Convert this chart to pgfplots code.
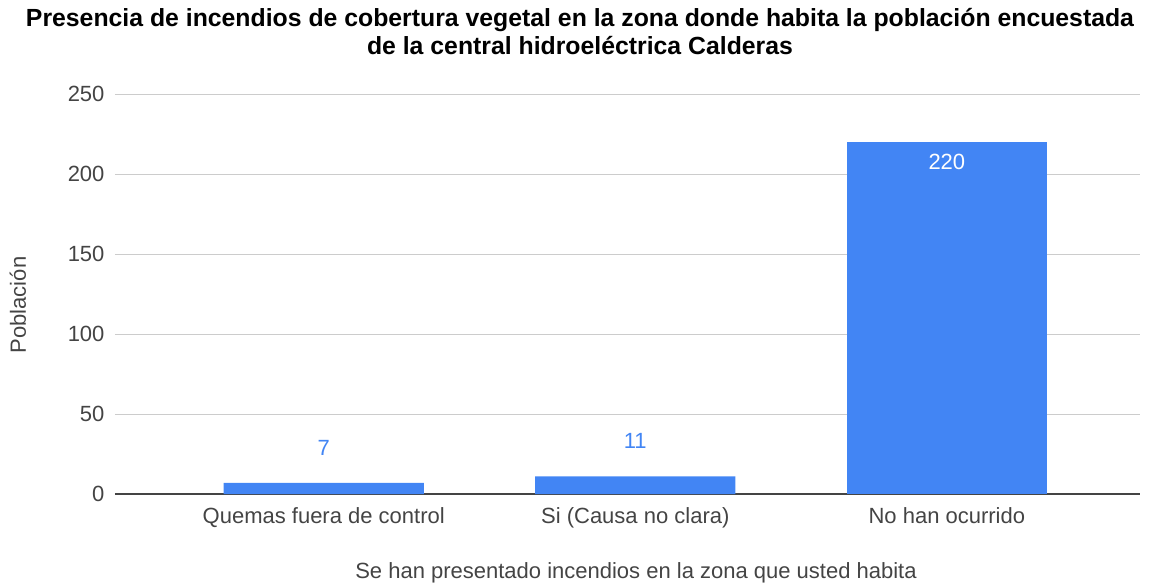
\documentclass[border=0pt]{standalone}
\usepackage{pgfplots}
\pgfplotsset{compat=1.18}
\usepackage{fontspec}
\setmainfont{Liberation Sans}
\definecolor{barblue}{HTML}{4285F4}
\definecolor{gridgray}{HTML}{CCCCCC}
\definecolor{txtgray}{HTML}{444444}
\begin{document}
\begin{tikzpicture}[x=1pt,y=1pt]
\useasboundingbox (-115,-93) rectangle (1039,494);
\begin{axis}[
  at={(0,0)}, anchor=south west,
  scale only axis, width=1025pt, height=400pt,
  xmin=-0.67, xmax=2.62, ymin=0, ymax=250,
  ytick={0,50,100,150,200,250},
  xtick={0,1,2},
  xticklabels={Quemas fuera de control, Si (Causa no clara), No han ocurrido},
  axis x line*=bottom, axis y line*=left,
  x axis line style={draw=txtgray, line width=1.2pt, -},
  y axis line style={draw=none},
  ymajorgrids, grid style={gridgray, line width=1pt},
  major tick length=0pt,
  tick label style={font=\fontsize{22}{24}\selectfont, text=txtgray},
  xticklabel style={yshift=-10pt},
  yticklabel style={xshift=-7pt},
  /pgf/number format/assume math mode=true,
  clip=false,
]
\addplot[ybar, bar width=0.643, bar shift=0pt, fill=barblue, draw=none,
  nodes near coords, every node near coord/.append style={text=barblue, font=\fontsize{22}{24}\selectfont, yshift=24pt}]
  coordinates {(0,7) (1,11)};
\addplot[ybar, bar width=0.643, bar shift=0pt, fill=barblue, draw=none,
  nodes near coords, every node near coord/.append style={text=white, font=\fontsize{22}{24}\selectfont, anchor=north, yshift=-9pt}]
  coordinates {(2,220)};
\end{axis}
\node[font=\bfseries\fontsize{24.8}{26}\selectfont] at (465,474) {Presencia de incendios de cobertura vegetal en la zona donde habita la población encuestada};
\node[font=\bfseries\fontsize{24.8}{26}\selectfont] at (465,448) {de la central hidroeléctrica Calderas};
\node[rotate=90, font=\fontsize{22}{24}\selectfont, text=txtgray] at (-97,189) {Población};
\node[font=\fontsize{22}{24}\selectfont, text=txtgray] at (521,-79) {Se han presentado incendios en la zona que usted habita};
\end{tikzpicture}
\end{document}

● **Problem details**:
Copy the listing exactly. Any image in it stays out of the copy.

● **Full output**:
Convert this chart to pgfplots code.
\documentclass[border=0pt]{standalone}
\usepackage{pgfplots}
\pgfplotsset{compat=1.18}
\usepackage{fontspec}
\setmainfont{Liberation Sans}
\definecolor{barblue}{HTML}{4285F4}
\definecolor{gridgray}{HTML}{CCCCCC}
\definecolor{txtgray}{HTML}{444444}
\begin{document}
\begin{tikzpicture}[x=1pt,y=1pt]
\useasboundingbox (-115,-93) rectangle (1039,494);
\begin{axis}[
  at={(0,0)}, anchor=south west,
  scale only axis, width=1025pt, height=400pt,
  xmin=-0.67, xmax=2.62, ymin=0, ymax=250,
  ytick={0,50,100,150,200,250},
  xtick={0,1,2},
  xticklabels={Quemas fuera de control, Si (Causa no clara), No han ocurrido},
  axis x line*=bottom, axis y line*=left,
  x axis line style={draw=txtgray, line width=1.2pt, -},
  y axis line style={draw=none},
  ymajorgrids, grid style={gridgray, line width=1pt},
  major tick length=0pt,
  tick label style={font=\fontsize{22}{24}\selectfont, text=txtgray},
  xticklabel style={yshift=-10pt},
  yticklabel style={xshift=-7pt},
  /pgf/number format/assume math mode=true,
  clip=false,
]
\addplot[ybar, bar width=0.643, bar shift=0pt, fill=barblue, draw=none,
  nodes near coords, every node near coord/.append style={text=barblue, font=\fontsize{22}{24}\selectfont, yshift=24pt}]
  coordinates {(0,7) (1,11)};
\addplot[ybar, bar width=0.643, bar shift=0pt, fill=barblue, draw=none,
  nodes near coords, every node near coord/.append style={text=white, font=\fontsize{22}{24}\selectfont, anchor=north, yshift=-9pt}]
  coordinates {(2,220)};
\end{axis}
\node[font=\bfseries\fontsize{24.8}{26}\selectfont] at (465,474) {Presencia de incendios de cobertura vegetal en la zona donde habita la población encuestada};
\node[font=\bfseries\fontsize{24.8}{26}\selectfont] at (465,448) {de la central hidroeléctrica Calderas};
\node[rotate=90, font=\fontsize{22}{24}\selectfont, text=txtgray] at (-97,189) {Población};
\node[font=\fontsize{22}{24}\selectfont, text=txtgray] at (521,-79) {Se han presentado incendios en la zona que usted habita};
\end{tikzpicture}
\end{document}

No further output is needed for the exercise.